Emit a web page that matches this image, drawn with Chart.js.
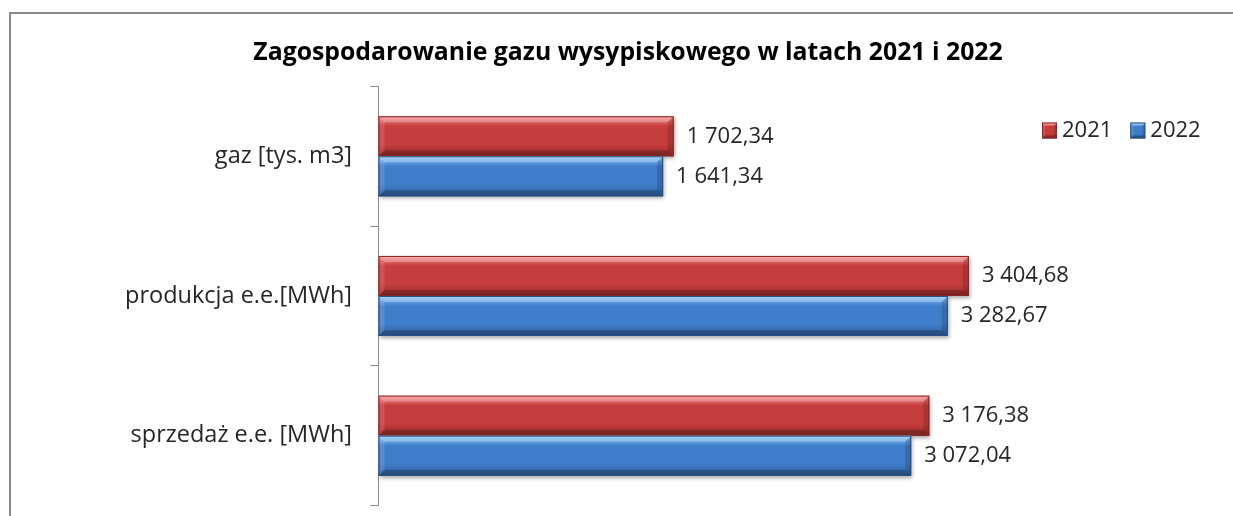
<!doctype html>
<html lang="pl">
<head>
  <meta charset="utf-8">
  <title>Zagospodarowanie gazu wysypiskowego</title>
  <style>
    * { margin: 0; padding: 0; }
    body { background: white; overflow: hidden; font-family: 'Open Sans', sans-serif; }
    .chartBox {
      position: absolute;
      left: 9px;
      top: 12px;
      width: 1234px;
      height: 510px;
      border: solid 2px #8a8a8a;
      background: white;
    }
    canvas { display: block; }
  </style>
</head>
<body>
  <div class="chartBox">
    <canvas id="myChart" width="1234" height="510"></canvas>
  </div>

  <script src="https://cdn.jsdelivr.net/npm/chart.js"></script>
  <script>
    // data
    const categories = ['gaz [tys. m3]', 'produkcja e.e.[MWh]', 'sprzedaż e.e. [MWh]'];
    const seriesNames = ['2021', '2022'];
    const values2021 = [1702.34, 3404.68, 3176.38];
    const values2022 = [1641.34, 3282.67, 3072.04];

    // colours for the bevelled bars: light, mid, dark, border
    const redShades = ['#f58c8c', '#c63d3d', '#962b2b', '#8a2626'];
    const blueShades = ['#8cc8fa', '#3f7ecb', '#2c5c98', '#2b4f7e'];

    // polish number format: 1 702,34
    function fmt(v) {
      const parts = v.toFixed(2).split('.');
      const int = parts[0].replace(/\B(?=(\d{3})+(?!\d))/g, ' ');
      return int + ',' + parts[1];
    }

    // bevelled box, used for the bars and the legend squares
    function bevelBox(ctx, l, t, r, b, sh, e, shadow) {
      ctx.save();
      if (shadow) {
        ctx.shadowColor = 'rgba(0,0,0,0.35)';
        ctx.shadowBlur = 4;
        ctx.shadowOffsetX = 1;
        ctx.shadowOffsetY = 2;
      }
      const g = ctx.createLinearGradient(0, t, 0, b);
      g.addColorStop(0, sh[0]);
      g.addColorStop(0.25, sh[1]);
      g.addColorStop(0.7, sh[1]);
      g.addColorStop(1, sh[2]);
      ctx.fillStyle = g;
      ctx.fillRect(l, t, r - l, b - t);
      ctx.shadowColor = 'transparent';
      // top bevel
      ctx.fillStyle = 'rgba(255,255,255,0.25)';
      ctx.beginPath();
      ctx.moveTo(l, t); ctx.lineTo(r, t); ctx.lineTo(r - e, t + e); ctx.lineTo(l + e, t + e);
      ctx.closePath(); ctx.fill();
      // bottom bevel
      ctx.fillStyle = 'rgba(0,0,0,0.2)';
      ctx.beginPath();
      ctx.moveTo(l, b); ctx.lineTo(r, b); ctx.lineTo(r - e, b - e); ctx.lineTo(l + e, b - e);
      ctx.closePath(); ctx.fill();
      // right bevel
      ctx.fillStyle = 'rgba(0,0,0,0.14)';
      ctx.beginPath();
      ctx.moveTo(r, t); ctx.lineTo(r, b); ctx.lineTo(r - e, b - e); ctx.lineTo(r - e, t + e);
      ctx.closePath(); ctx.fill();
      // left bevel
      ctx.fillStyle = 'rgba(255,255,255,0.12)';
      ctx.beginPath();
      ctx.moveTo(l, t); ctx.lineTo(l, b); ctx.lineTo(l + e, b - e); ctx.lineTo(l + e, t + e);
      ctx.closePath(); ctx.fill();
      // outline
      ctx.strokeStyle = sh[3];
      ctx.lineWidth = 1;
      ctx.strokeRect(l + 0.5, t + 0.5, r - l - 1, b - t - 1);
      ctx.restore();
    }

    // draws the excel-like bars, values and the legend
    const bevelPlugin = {
      id: 'bevel',
      afterDatasetsDraw(chart) {
        const ctx = chart.ctx;
        const area = chart.chartArea;
        chart.data.datasets.forEach((ds, di) => {
          const meta = chart.getDatasetMeta(di);
          const sh = di === 0 ? redShades : blueShades;
          meta.data.forEach((bar, i) => {
            const p = bar.getProps(['x', 'y', 'base', 'height'], true);
            bevelBox(ctx, p.base, p.y - p.height / 2, p.x, p.y + p.height / 2, sh, 6, true);
            ctx.save();
            ctx.fillStyle = '#262626';
            ctx.font = '22px "Open Sans"';
            ctx.textAlign = 'left';
            ctx.textBaseline = 'middle';
            ctx.fillText(fmt(ds.data[i]), p.x + 13, p.y);
            ctx.restore();
          });
        });

        // legend, top right
        ctx.save();
        ctx.font = '22px "Open Sans"';
        ctx.textBaseline = 'middle';
        ctx.textAlign = 'left';
        ctx.fillStyle = '#262626';
        let x = area.right - 181;
        const cy = area.top + 44;
        chart.data.datasets.forEach((ds, di) => {
          const sh = di === 0 ? redShades : blueShades;
          bevelBox(ctx, x, cy - 8, x + 15, cy + 8, sh, 3, false);
          ctx.fillStyle = '#262626';
          ctx.fillText(ds.label, x + 20, cy);
          x += 20 + ctx.measureText(ds.label).width + 18;
        });
        ctx.restore();
      }
    };

    Chart.defaults.font.family = '"Open Sans", sans-serif';
    Chart.defaults.color = '#262626';

    const data = {
      labels: categories,
      datasets: [{
        label: seriesNames[0],
        data: values2021,
        backgroundColor: redShades[1],
        borderColor: redShades[3],
        borderWidth: 1
      }, {
        label: seriesNames[1],
        data: values2022,
        backgroundColor: blueShades[1],
        borderColor: blueShades[3],
        borderWidth: 1
      }]
    };

    const config = {
      type: 'bar',
      data,
      options: {
        indexAxis: 'y',
        responsive: false,
        animation: false,
        categoryPercentage: 0.573,
        barPercentage: 1,
        layout: {
          padding: { left: 22, right: 22, top: 0, bottom: 18.5 }
        },
        scales: {
          x: {
            display: false,
            min: 0,
            max: 4870
          },
          y: {
            afterFit(scale) {
              scale.width = 345.5;
              scale.paddingTop = 0;
              scale.paddingBottom = 0;
            },
            grid: {
              offset: true,
              drawOnChartArea: false,
              drawTicks: true,
              tickLength: 8,
              color: '#8a8a8a'
            },
            border: { display: true, color: '#8a8a8a', width: 1 },
            ticks: {
              padding: 18.5,
              color: '#262626',
              font: { size: 23.5 }
            }
          }
        },
        plugins: {
          title: {
            display: true,
            text: 'Zagospodarowanie gazu wysypiskowego w latach 2021 i 2022',
            color: 'black',
            font: { size: 24.8, weight: 'bold' },
            padding: { top: 24.2, bottom: 18.5 }
          },
          legend: { display: false },
          tooltip: { enabled: false }
        }
      },
      plugins: [bevelPlugin]
    };

    const myChart = new Chart(document.getElementById('myChart'), config);
  </script>
</body>
</html>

## Task objective
Leave the images out and output the remaining material exactly as it stands.

## Task answer
Emit a web page that matches this image, drawn with Chart.js.
<!doctype html>
<html lang="pl">
<head>
  <meta charset="utf-8">
  <title>Zagospodarowanie gazu wysypiskowego</title>
  <style>
    * { margin: 0; padding: 0; }
    body { background: white; overflow: hidden; font-family: 'Open Sans', sans-serif; }
    .chartBox {
      position: absolute;
      left: 9px;
      top: 12px;
      width: 1234px;
      height: 510px;
      border: solid 2px #8a8a8a;
      background: white;
    }
    canvas { display: block; }
  </style>
</head>
<body>
  <div class="chartBox">
    <canvas id="myChart" width="1234" height="510"></canvas>
  </div>

  <script src="https://cdn.jsdelivr.net/npm/chart.js"></script>
  <script>
    // data
    const categories = ['gaz [tys. m3]', 'produkcja e.e.[MWh]', 'sprzedaż e.e. [MWh]'];
    const seriesNames = ['2021', '2022'];
    const values2021 = [1702.34, 3404.68, 3176.38];
    const values2022 = [1641.34, 3282.67, 3072.04];

    // colours for the bevelled bars: light, mid, dark, border
    const redShades = ['#f58c8c', '#c63d3d', '#962b2b', '#8a2626'];
    const blueShades = ['#8cc8fa', '#3f7ecb', '#2c5c98', '#2b4f7e'];

    // polish number format: 1 702,34
    function fmt(v) {
      const parts = v.toFixed(2).split('.');
      const int = parts[0].replace(/\B(?=(\d{3})+(?!\d))/g, ' ');
      return int + ',' + parts[1];
    }

    // bevelled box, used for the bars and the legend squares
    function bevelBox(ctx, l, t, r, b, sh, e, shadow) {
      ctx.save();
      if (shadow) {
        ctx.shadowColor = 'rgba(0,0,0,0.35)';
        ctx.shadowBlur = 4;
        ctx.shadowOffsetX = 1;
        ctx.shadowOffsetY = 2;
      }
      const g = ctx.createLinearGradient(0, t, 0, b);
      g.addColorStop(0, sh[0]);
      g.addColorStop(0.25, sh[1]);
      g.addColorStop(0.7, sh[1]);
      g.addColorStop(1, sh[2]);
      ctx.fillStyle = g;
      ctx.fillRect(l, t, r - l, b - t);
      ctx.shadowColor = 'transparent';
      // top bevel
      ctx.fillStyle = 'rgba(255,255,255,0.25)';
      ctx.beginPath();
      ctx.moveTo(l, t); ctx.lineTo(r, t); ctx.lineTo(r - e, t + e); ctx.lineTo(l + e, t + e);
      ctx.closePath(); ctx.fill();
      // bottom bevel
      ctx.fillStyle = 'rgba(0,0,0,0.2)';
      ctx.beginPath();
      ctx.moveTo(l, b); ctx.lineTo(r, b); ctx.lineTo(r - e, b - e); ctx.lineTo(l + e, b - e);
      ctx.closePath(); ctx.fill();
      // right bevel
      ctx.fillStyle = 'rgba(0,0,0,0.14)';
      ctx.beginPath();
      ctx.moveTo(r, t); ctx.lineTo(r, b); ctx.lineTo(r - e, b - e); ctx.lineTo(r - e, t + e);
      ctx.closePath(); ctx.fill();
      // left bevel
      ctx.fillStyle = 'rgba(255,255,255,0.12)';
      ctx.beginPath();
      ctx.moveTo(l, t); ctx.lineTo(l, b); ctx.lineTo(l + e, b - e); ctx.lineTo(l + e, t + e);
      ctx.closePath(); ctx.fill();
      // outline
      ctx.strokeStyle = sh[3];
      ctx.lineWidth = 1;
      ctx.strokeRect(l + 0.5, t + 0.5, r - l - 1, b - t - 1);
      ctx.restore();
    }

    // draws the excel-like bars, values and the legend
    const bevelPlugin = {
      id: 'bevel',
      afterDatasetsDraw(chart) {
        const ctx = chart.ctx;
        const area = chart.chartArea;
        chart.data.datasets.forEach((ds, di) => {
          const meta = chart.getDatasetMeta(di);
          const sh = di === 0 ? redShades : blueShades;
          meta.data.forEach((bar, i) => {
            const p = bar.getProps(['x', 'y', 'base', 'height'], true);
            bevelBox(ctx, p.base, p.y - p.height / 2, p.x, p.y + p.height / 2, sh, 6, true);
            ctx.save();
            ctx.fillStyle = '#262626';
            ctx.font = '22px "Open Sans"';
            ctx.textAlign = 'left';
            ctx.textBaseline = 'middle';
            ctx.fillText(fmt(ds.data[i]), p.x + 13, p.y);
            ctx.restore();
          });
        });

        // legend, top right
        ctx.save();
        ctx.font = '22px "Open Sans"';
        ctx.textBaseline = 'middle';
        ctx.textAlign = 'left';
        ctx.fillStyle = '#262626';
        let x = area.right - 181;
        const cy = area.top + 44;
        chart.data.datasets.forEach((ds, di) => {
          const sh = di === 0 ? redShades : blueShades;
          bevelBox(ctx, x, cy - 8, x + 15, cy + 8, sh, 3, false);
          ctx.fillStyle = '#262626';
          ctx.fillText(ds.label, x + 20, cy);
          x += 20 + ctx.measureText(ds.label).width + 18;
        });
        ctx.restore();
      }
    };

    Chart.defaults.font.family = '"Open Sans", sans-serif';
    Chart.defaults.color = '#262626';

    const data = {
      labels: categories,
      datasets: [{
        label: seriesNames[0],
        data: values2021,
        backgroundColor: redShades[1],
        borderColor: redShades[3],
        borderWidth: 1
      }, {
        label: seriesNames[1],
        data: values2022,
        backgroundColor: blueShades[1],
        borderColor: blueShades[3],
        borderWidth: 1
      }]
    };

    const config = {
      type: 'bar',
      data,
      options: {
        indexAxis: 'y',
        responsive: false,
        animation: false,
        categoryPercentage: 0.573,
        barPercentage: 1,
        layout: {
          padding: { left: 22, right: 22, top: 0, bottom: 18.5 }
        },
        scales: {
          x: {
            display: false,
            min: 0,
            max: 4870
          },
          y: {
            afterFit(scale) {
              scale.width = 345.5;
              scale.paddingTop = 0;
              scale.paddingBottom = 0;
            },
            grid: {
              offset: true,
              drawOnChartArea: false,
              drawTicks: true,
              tickLength: 8,
              color: '#8a8a8a'
            },
            border: { display: true, color: '#8a8a8a', width: 1 },
            ticks: {
              padding: 18.5,
              color: '#262626',
              font: { size: 23.5 }
            }
          }
        },
        plugins: {
          title: {
            display: true,
            text: 'Zagospodarowanie gazu wysypiskowego w latach 2021 i 2022',
            color: 'black',
            font: { size: 24.8, weight: 'bold' },
            padding: { top: 24.2, bottom: 18.5 }
          },
          legend: { display: false },
          tooltip: { enabled: false }
        }
      },
      plugins: [bevelPlugin]
    };

    const myChart = new Chart(document.getElementById('myChart'), config);
  </script>
</body>
</html>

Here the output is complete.